I would just moderate the back-scatter -- acrylic is good for this.

I cut a 4" diameter disc of 1" acrylic, shoved it to the back of the cup, and repeated the experiment. That time I had very little secondary emission and back scatter.

Then I scanned the exposed film with a densitometer, and determined the percent of area that was outside the geometric limits of the detector. The energy that the generator beam calibration said went into the cup was reduced just by the percent of S-band scattered energy that did not reach the space suit sensor.

This would be as accurate as we could get. (And better than we needed.)

But remember that this whole Long & Short Image du Jour series started with nuclear measurements of +/- 50%.

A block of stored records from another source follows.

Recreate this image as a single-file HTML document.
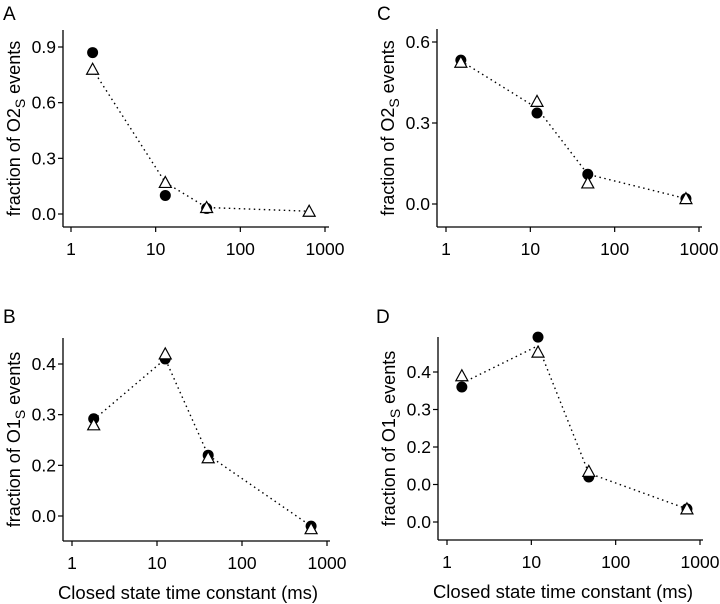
<!DOCTYPE html>
<html><head><meta charset="utf-8"><style>
body{margin:0;background:#fff;}
svg{display:block;font-family:"Liberation Sans",Arial,sans-serif;}
</style></head><body>
<svg id="fig" width="720" height="604" viewBox="0 0 720 604" xmlns="http://www.w3.org/2000/svg"></svg>
<script>
// Panel A data
const xA = [1.8, 13, 40, 650];
const circA = [0.87, 0.10, 0.03, null];
const triA = [0.78, 0.17, 0.035, 0.015];
const lineA = [0.78, 0.17, 0.035, 0.015];
const ticksA = [0.0, 0.3, 0.6, 0.9];
const tickLabelsA = ["0.0", "0.3", "0.6", "0.9"];
// Panel B data
const xB = [1.8, 12.5, 40, 650];
const circB = [0.292, 0.41, 0.22, 0.08];
const triB = [0.28, 0.42, 0.215, 0.075];
const lineB = [0.29, 0.41, 0.22, 0.08];
const ticksB = [0.1, 0.2, 0.3, 0.4];
const tickLabelsB = ["0.0", "0.2", "0.3", "0.4"];
// Panel C data
const xC = [1.5, 12, 48, 700];
const circC = [0.533, 0.337, 0.11, 0.02];
const triC = [0.525, 0.38, 0.078, 0.02];
const lineC = [0.53, 0.355, 0.11, 0.02];
const ticksC = [0.0, 0.3, 0.6];
const tickLabelsC = ["0.0", "0.3", "0.6"];
// Panel D data
const xD = [1.5, 12, 48, 700];
const circD = [0.36, 0.493, 0.12, 0.035];
const triD = [0.39, 0.453, 0.135, 0.035];
const lineD = [0.37, 0.47, 0.13, 0.035];
const ticksD = [0.0, 0.1, 0.2, 0.3, 0.4];
const tickLabelsD = ["0.0", "0.0", "0.2", "0.3", "0.4"];
const xTicks = [1, 10, 100, 1000];
const xTickLabels = ["1", "10", "100", "1000"];

const NS = "http://www.w3.org/2000/svg";
const svg = document.getElementById("fig");
function mk(tag, attrs, parent){
  const e = document.createElementNS(NS, tag);
  for (const k in attrs) e.setAttribute(k, attrs[k]);
  (parent||svg).appendChild(e);
  return e;
}

function panel(p){
  const g = mk("g", {});
  
  
  const sx = v => p.x1 + (Math.log10(v)) / 3 * (p.x1000 - p.x1);
  const sy = v => p.y0 + (v - p.v0) / (p.v1 - p.v0) * (p.y1 - p.y0);
  const lt = mk("text", {x: p.lx, y: p.ly, "font-size": 19}, g);
  lt.textContent = p.id;
  
  
  const ya = mk("line", {x1: p.ax, y1: p.top, x2: p.ax, y2: p.bot, stroke: "#000", "stroke-width": 1.3}, g);
  
  
  const xa = mk("line", {x1: p.ax, y1: p.bot, x2: p.right, y2: p.bot, stroke: "#000", "stroke-width": 1.3}, g);
  
  
  p.ticks.forEach((v, i) => {
    const y = sy(v);
    mk("line", {x1: p.ax - 5, y1: y, x2: p.ax, y2: y, stroke: "#000", "stroke-width": 1.2}, g);
    const t = mk("text", {x: p.ax - 7, y: y + 6, "font-size": 17.5, "text-anchor": "end"}, g);
    t.textContent = p.tickLabels[i];
    
    
  });
  xTicks.forEach((v, i) => {
    const x = sx(v);
    mk("line", {x1: x, y1: p.bot, x2: x, y2: p.bot + 5, stroke: "#000", "stroke-width": 1.2}, g);
    const t = mk("text", {x: x, y: p.bot + 28, "font-size": 17.5, "text-anchor": "middle"}, g);
    t.textContent = xTickLabels[i];
    
    
  });
  const cy = (p.top + p.bot) / 2;
  const yt = mk("text", {x: 0, y: 0, "font-size": 18, "text-anchor": "middle", transform: `translate(${p.ax - 43},${cy}) rotate(-90)`}, g);
  
  
  yt.appendChild(document.createTextNode("fraction of " + p.species));
  const sub = mk("tspan", {"font-size": 14, dy: 5}, yt); sub.textContent = "S";
  const rest = mk("tspan", {dy: -5}, yt); rest.textContent = " events";
  if (p.xlabel) {
    const xt = mk("text", {x: p.ax + 125, y: p.bot + 58, "font-size": 18.5, "text-anchor": "middle"}, g);
    xt.textContent = "Closed state time constant (ms)";
    
    
  }
  const pts = p.xs.map((x, i) => sx(x) + "," + sy(p.line[i])).join(" ");
  const pl = mk("polyline", {points: pts, fill: "none", stroke: "#000", "stroke-width": 1.4, "stroke-dasharray": "1.5,3.5"}, g);
  
  
  p.xs.forEach((x, i) => {
    if (p.circ[i] !== null) {
      const c = mk("circle", {cx: sx(x), cy: sy(p.circ[i]), r: 5.5, fill: "#000"}, g);
      
      
    }
  });
  p.xs.forEach((x, i) => {
    if (p.tri[i] !== null) {
      const X = sx(x), Y = sy(p.tri[i]);
      const tr = mk("polygon", {points: `${X},${Y-6} ${X-6},${Y+5} ${X+6},${Y+5}`, fill: "#fff", stroke: "#000", "stroke-width": 1.2}, g);
      
      
    }
  });
}

panel({id:"A", lx:3, ly:20, ax:63, top:30, bot:227, right:329, x1:71, x1000:325,
  v0:0, v1:0.9, y0:214, y1:47, ticks:ticksA, tickLabels:tickLabelsA, species:"O2",
  xs:xA, circ:circA, tri:triA, line:lineA, xlabel:false});
panel({id:"B", lx:3, ly:323, ax:63, top:338, bot:541, right:330, x1:72, x1000:327,
  v0:0.1, v1:0.4, y0:516, y1:364, ticks:ticksB, tickLabels:tickLabelsB, species:"O1",
  xs:xB, circ:circB, tri:triB, line:lineB, xlabel:true});
panel({id:"C", lx:377, ly:20, ax:437, top:29, bot:227, right:702, x1:446, x1000:699,
  v0:0, v1:0.6, y0:204, y1:42, ticks:ticksC, tickLabels:tickLabelsC, species:"O2",
  xs:xC, circ:circC, tri:triC, line:lineC, xlabel:false});
panel({id:"D", lx:376, ly:323, ax:438, top:337, bot:540, right:703, x1:447, x1000:700,
  v0:0, v1:0.4, y0:522, y1:372, ticks:ticksD, tickLabels:tickLabelsD, species:"O1",
  xs:xD, circ:circD, tri:triD, line:lineD, xlabel:true});
</script>
</body></html>
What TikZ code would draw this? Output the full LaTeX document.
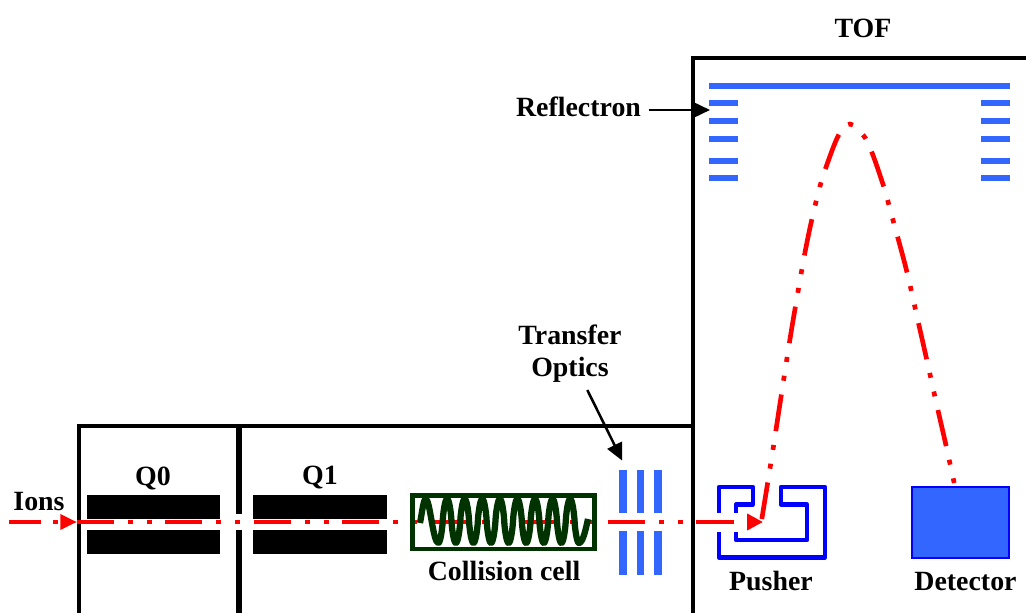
\documentclass[tikz,border=0pt]{standalone}
\usepackage{fontspec}
\setmainfont{Liberation Serif}
\usetikzlibrary{arrows.meta}
\definecolor{lens}{RGB}{51,102,255}
\definecolor{push}{RGB}{0,0,255}
\definecolor{coil}{RGB}{0,51,0}
\definecolor{ray}{RGB}{255,0,0}
\tikzset{
  x=0.75pt,y=-0.75pt,
  lbl/.style={font=\fontsize{20.9}{24}\selectfont\bfseries,inner sep=0pt,align=center,text=black},
  wall/.style={draw=black,line width=3.3pt,line join=miter},
  rod/.style={fill=black},
  plate/.style={fill=lens},
  raybase/.style={draw=ray,line width=3.5pt},
  raydash/.style={raybase,dash pattern=on 27.75pt off 10.5pt on 3.75pt off 10.5pt on 3.75pt off 10.1pt},
  raycurve/.style={raybase,dash pattern=on 27.75pt off 10.5pt on 3.75pt off 10.5pt on 3.75pt off 10.5pt},
  pointer/.style={draw=black,line width=1.9pt,-{Triangle[length=13pt,width=12pt]}},
  pushwire/.style={draw=push,line width=3.2pt,line join=round}
}
\begin{document}
\begin{tikzpicture}
\useasboundingbox (0,0) rectangle (1026,613);
\clip (0,0) rectangle (1026,613);
% walls
\draw[wall] (1026,58) -- (692.8,58) -- (692.8,613);
\draw[wall] (78.7,613) -- (78.7,426) -- (692.8,426);
\draw[wall,line width=4.4pt] (238.7,426) -- (238.7,514);
\draw[wall,line width=4.4pt] (238.7,530) -- (238.7,613);
% rods
\fill[rod] (87,495) rectangle (220.3,519);
\fill[rod] (87,530.3) rectangle (220.3,554);
\fill[rod] (253.3,495) rectangle (387,519);
\fill[rod] (253.3,530.3) rectangle (387,554);
% ion beam
\coordinate (ionstart) at (9,522);
\coordinate (ionin) at (77,522);
\coordinate (beamend) at (735,522);
\coordinate (pushin) at (697,522);
\coordinate (pushtip) at (763,522);
\draw[raybase,dash pattern=on 24pt off 9pt on 3.75pt off 200pt,-{Triangle[length=12.5pt,width=11pt,fill=ray]}] (ionstart) -- (ionin);
\draw[raydash] (ionin) -- (beamend);
\fill[white] (690.5,515) rectangle (695.1,529);
\draw[wall] (692.8,500) -- (692.8,540);
\draw[raybase,dash pattern=on 28pt off 200pt,-{Triangle[length=12pt,width=12pt,fill=ray]}] (pushin) -- (pushtip);
% collision cell
\draw[draw=coil,line width=3.5pt] (412.5,495.5) rectangle (594.5,549);
\draw[draw=coil,line width=4.7pt,line join=round]
  (420,523) .. controls (422,513) and (423.5,499) .. (425.7,499)
  .. controls (430,499) and (433,543) .. (438.3,543)
  -- plot[domain=438.3:579,samples=241] ({\x},{521+22*sign(cos((\x-438.3)/17.58*360))*pow(abs(cos((\x-438.3)/17.58*360))+0.0001,0.72)})
  .. controls (583,543) and (586,528) .. (588,519);
% transfer optics
\fill[plate] (619,470) rectangle (626.7,513.3);
\fill[plate] (636.7,470) rectangle (644,513.3);
\fill[plate] (654,470) rectangle (661.7,513.3);
\fill[plate] (619,531.3) rectangle (626.7,575);
\fill[plate] (636.7,531.3) rectangle (644,575);
\fill[plate] (654,531.3) rectangle (661.7,575);
% reflectron
\fill[plate] (709.3,82.7) rectangle (1009.5,89.3);
\foreach \yy in {103,121,139,161,178}{
  \fill[plate] (709.3,\yy-3.3) rectangle (737.7,\yy+3.3);
  \fill[plate] (981.3,\yy-3.3) rectangle (1009.5,\yy+3.3);
}
% TOF trajectory
\draw[raycurve] plot[smooth,tension=0.55] coordinates {
  (761.8,519) (767.7,482.7) (773.3,447.3) (781.3,395) (789.3,343.3) (795.3,307.3)
  (804.3,256) (811.7,220) (820,186) (825,170) (838.3,135.7) (850,124)
  (863.3,135.3) (871,150) (883.3,185.3) (892.7,219) (906.7,271) (918,321)
  (926.3,357.7) (937.3,407.3) (945.7,444) (954.2,483)};
% pusher
\draw[pushwire] (719,513) -- (719,487) -- (753,487) -- (753,504.5) -- (736,504.5) -- (736,513);
\draw[pushwire] (719,532) -- (719,557.5) -- (825,557.5) -- (825,487) -- (781,487) -- (781,504.5) -- (807,504.5) -- (807,540) -- (736,540) -- (736,532);
% detector
\draw[draw=push,fill=lens,line width=1.2pt] (912,487) rectangle (1009,558);
% labels
\node[lbl] (tof) at (863,28.5) {TOF};
\node[lbl] (reflectron) at (578.5,107) {Reflectron};
\node[lbl] (transfer) at (570,353.5) {Transfer\\Optics};
\node[lbl] (ions) at (39,502) {Ions};
\node[lbl] (q0) at (153,478) {Q0};
\node[lbl] (q1) at (320,478) {Q1};
\node[lbl] (cell) at (504,571) {Collision cell};
\node[lbl] (pusher) at (771,581) {Pusher};
\node[lbl] (detector) at (965.5,582) {Detector};
% pointers
\coordinate (reflstart) at (648.5,110);
\coordinate (refltip) at (710,110);
\coordinate (transstart) at (587.3,390);
\coordinate (transtip) at (622.3,460.7);
\draw[pointer] (reflstart) -- (refltip);
\draw[pointer] (transstart) -- (transtip);
\end{tikzpicture}
\end{document}
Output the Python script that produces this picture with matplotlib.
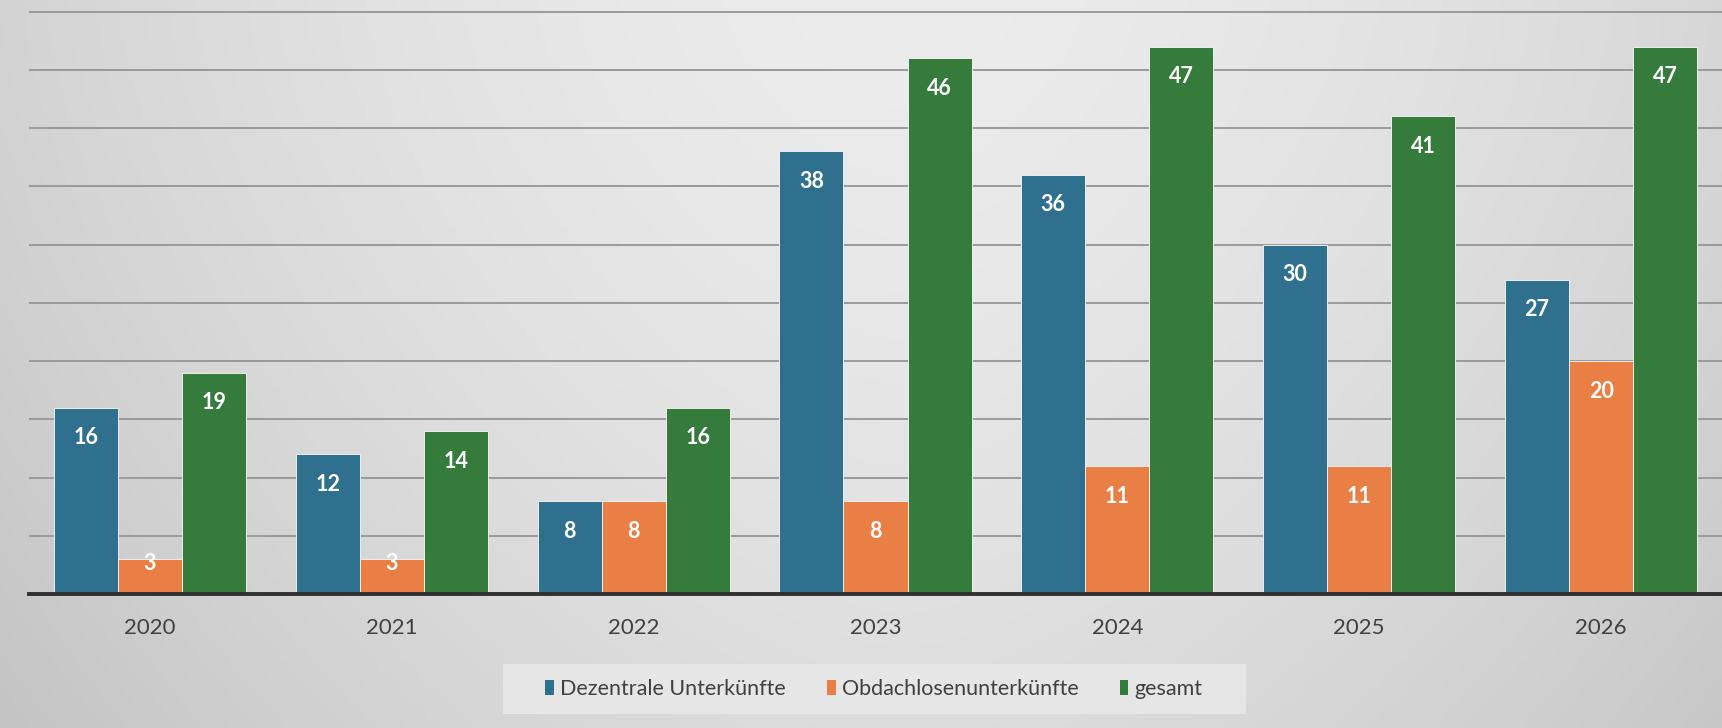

It takes the sort of measurements, engineering, and guess-work as used with the Faraday Cup to get all the accuracy the discipline will allow.

So "close enough for government work" has lots of dimensions -- and I seem to have worked them all -- from counting individual electrons going into human tissue to measuring energy emitted from targets 92,000,000 miles away.

And this realization contributed to my feelings of "getting through."

It might be of interest that back then, none of this work utilized a PC. Indeed, we didn't have any electronic hand calculators, either. They hadn't been invented.

Our hand calculators were slide rules, paper, and pencils. The pencils had red lead, blue lead, green lead -- and our slide rules were clipped to our belts and our pencils were in pocket protectors.

All we nerds had them.

But back then, "nerd" had not been invented either.

So this series could have simply been called, "The Confessions of a Nerd."